To France, the Minister said, the Indo-Pacific in not an “artificial juxtaposition” of the Indian and Pacific oceans but “should be understood as a wide geographical continuum facing common challenges”.
“So, we have developed an exceptional partnership. And it is more necessary than ever to reinforce it. As you well know, we face both global and regional challenges,” she said.
The first challenge is terrorism.
“Terror has struck France and Europe repeatedly over the last few years and has not spared the Indo-Pacific, including India. This fight is not over and will continue for many years to come. The threat of attacks on our countries has not disappeared. I am thinking in particular of the situation in Afghanistan, which is a matter of concern for both France and India,” she said.
The second challenge is the respect of international maritime law.
“Everyone knows that some of the waterways are crucial for the economic security of a number of states in the region. They are actually essential for the economic security of many states outside the region, as well. No one should consider themselves as entitled to bypass international maritime law.
“We particularly insist on two principles of the rule-based international order: disputes should be resolved by legal means and negotiation, not by fait accompli. And freedom of navigation must be upheld. More generally, we need to work together to preserve access to global commons such as cyber, space, maritime and air domains. We can see that these are areas of strategic competition and we must ensure that they do not become the new Far West,” the Minister said.
These objectives have driven France to increase its presence in the Indo-Pacific.
“The French deployments were very large and unprecedented in 2021: France has deployed an attack submarine, the Emeraude, for eight months and up to over 15,000 kilometres from its mainland territory, across the Indian Ocean, the Pacific and the China Sea.
“This mission is part of a larger spectrum of operational activities such as the air mission Skyros (February 2021) or the deployment of the Jeanne d’Arc amphibious Task Group which both made stopovers in India. We also took part to multilateral exercises like La Pérouse in the Gulf of Bengal or ARC 2021 in the Japanese waters,” Parly said.
Noting that both exercises involved Japanese, Australian, American, Indian and French navies, she said: “We do not see France and India as the two poles of an exclusive partnership but rather as the core of a network of cooperation. We are already working together with the countries of the Indian Ocean, for example, to respond to environmental disasters and, if possible, to address them.”
The two ministers, during their Defence Dialogue, discussed a wide range of bilateral, regional, defence and defence industrial cooperation issues.

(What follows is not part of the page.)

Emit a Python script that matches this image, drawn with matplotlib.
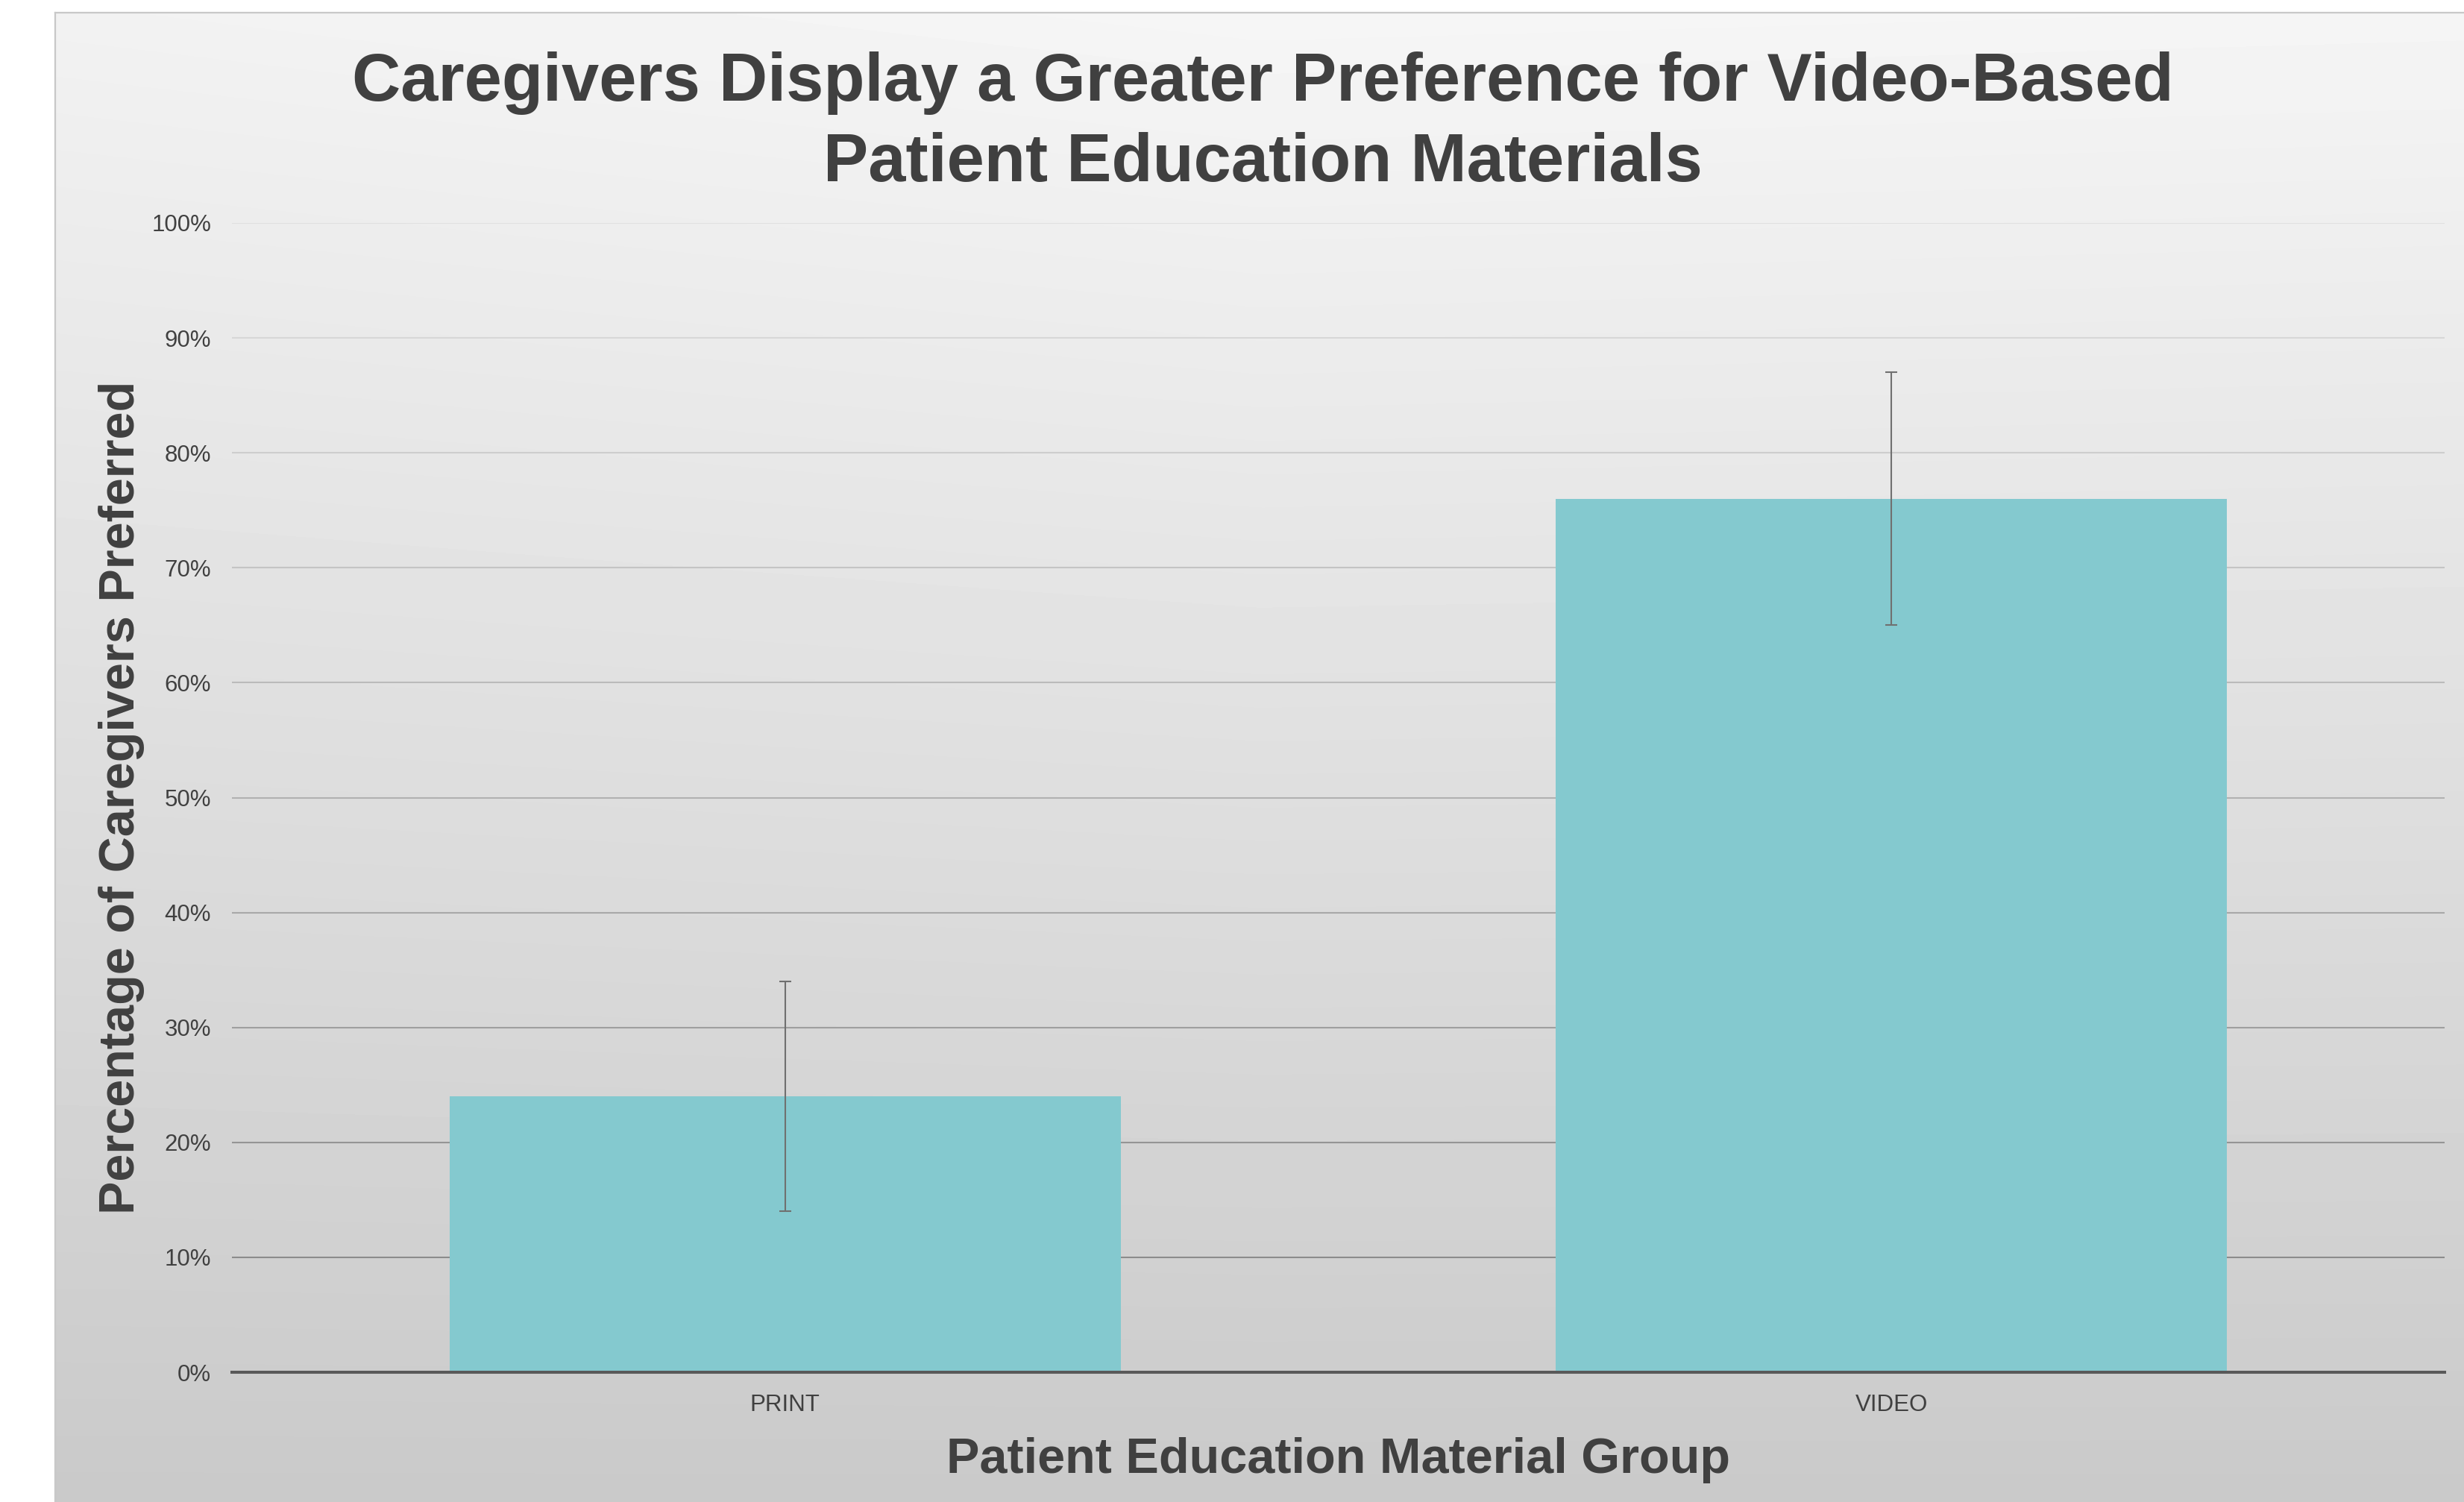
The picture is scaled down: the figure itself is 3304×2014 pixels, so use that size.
import matplotlib
matplotlib.use("Agg")
import matplotlib.pyplot as plt
import numpy as np
from matplotlib.ticker import PercentFormatter

# data
groups = ["PRINT", "VIDEO"]
preferred = [0.24, 0.76]
errors = [0.10, 0.11]
y_ticks = [0.0, 0.1, 0.2, 0.3, 0.4, 0.5, 0.6, 0.7, 0.8, 0.9, 1.0]

title_lines = ["Caregivers Display a Greater Preference for Video-Based",
               "Patient Education Materials"]
x_title = "Patient Education Material Group"
y_title = "Percentage of Caregivers Preferred"

W, H = 3305, 2014
DPI = 100
text_col = "#404040"
bar_col = "#84c9cf"

plt.rcParams['font.family'] = ['Liberation Sans', 'DejaVu Sans']

fig = plt.figure(figsize=(W / DPI, H / DPI), dpi=DPI)
fig.patch.set_facecolor("white")

# panel with a soft gray gradient behind everything
bg = fig.add_axes([74 / W, 0, 1 - 74 / W, (H - 17) / H], zorder=-5)
yy, xx = np.mgrid[0:1:400j, 0:1:400j]
grad = 0.96 - 0.17 * yy - 0.012 * (1 - xx) * (1 - yy) + 0.01 * (1 - np.abs(xx - 0.5) * 2) * (1 - yy)
bg.imshow(grad, cmap="gray", vmin=0, vmax=1, aspect="auto", extent=[0, 1, 0, 1],
          origin="upper", interpolation="bilinear")
bg.set_xticks([])
bg.set_yticks([])
for s in ["right", "bottom"]:
    bg.spines[s].set_visible(False)
for s in ["left", "top"]:
    bg.spines[s].set_color("#c8c8c8")
    bg.spines[s].set_linewidth(1.6)

left, right = 311 / W, 3278 / W
bottom, top = (H - 1840) / H, (H - 299) / H
ax = fig.add_axes([left, bottom, right - left, top - bottom])
ax.set_facecolor("none")

x = np.arange(len(groups))
ax.bar(x, preferred, width=0.607, color=bar_col, zorder=2)
ax.errorbar(x, preferred, yerr=errors, fmt="none", ecolor="#707070",
            elinewidth=1.5, capsize=5.8, capthick=1.5, zorder=3)

ax.set_xlim(-0.5, len(groups) - 0.5)
ax.set_ylim(0, 1.0)
ax.set_yticks(y_ticks)
ax.yaxis.set_major_formatter(PercentFormatter(1.0, decimals=0))
ax.set_xticks(x)
ax.set_xticklabels(groups)
ax.tick_params(axis="both", length=0, labelsize=22.5, labelcolor=text_col)
ax.tick_params(axis="y", pad=20)
ax.tick_params(axis="x", pad=21)

for s in ["left", "right", "top"]:
    ax.spines[s].set_visible(False)
ax.spines["bottom"].set_color("#595959")
ax.spines["bottom"].set_linewidth(2.9)
ax.spines["bottom"].set_zorder(4)

# gridlines get darker toward the bottom
ax.grid(axis="y", linewidth=1.5, zorder=0)
ax.set_axisbelow(True)
for val, gl in zip(y_ticks, ax.yaxis.get_gridlines()):
    g = (140 + (224 - 140) * (val - 0.1) / 0.9) / 255
    g = min(max(g, 0), 1)
    gl.set_color((g, g, g))

# titles
fig.text(1693 / W, (H - 135) / H, title_lines[0], ha="center", va="baseline",
         fontsize=65, fontweight="bold", color=text_col)
fig.text(1693 / W, (H - 243) / H, title_lines[1], ha="center", va="baseline",
         fontsize=65, fontweight="bold", color=text_col)
fig.text(1795 / W, (H - 1975) / H, x_title, ha="center", va="baseline",
         fontsize=48, fontweight="bold", color=text_col)
fig.text(163 / W, (bottom + top) / 2, y_title, ha="center", va="center",
         rotation=90, fontsize=48, fontweight="bold", color=text_col)

fig.savefig("out.png", dpi=DPI)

“The Ministers reviewed the existing military-to-military cooperation, which has increased in spite of pandemic challenges. They discussed ways to increase defence cooperation in all domains. India and France have recently concluded their annual bilateral Army Exercise, Shakti, with focus on counter-terrorist operations, in France in November 2021. Defence industrial cooperation was discussed with focus on future collaborations and co-production between the two countries,” the Defence Ministry said.
“The Ministers acknowledged their convergences on number of strategic and defence issues. They expressed commitment to work together to enhance cooperation in bilateral, regional and multilateral forums. France is the current chair of Indian Ocean Naval Symposium and shall take over the Presidency of European Union from January 01, 2022. The two Ministers decided to work closely on a number of issues during the French Presidency,” the Ministry added.
This article was published by India Strategic in December 2021.
Featured Photo: French Minister for the Armed Forces Ms Florence Parly inspecting the Tri-Service Guard of Honour in New Delhi on December 17.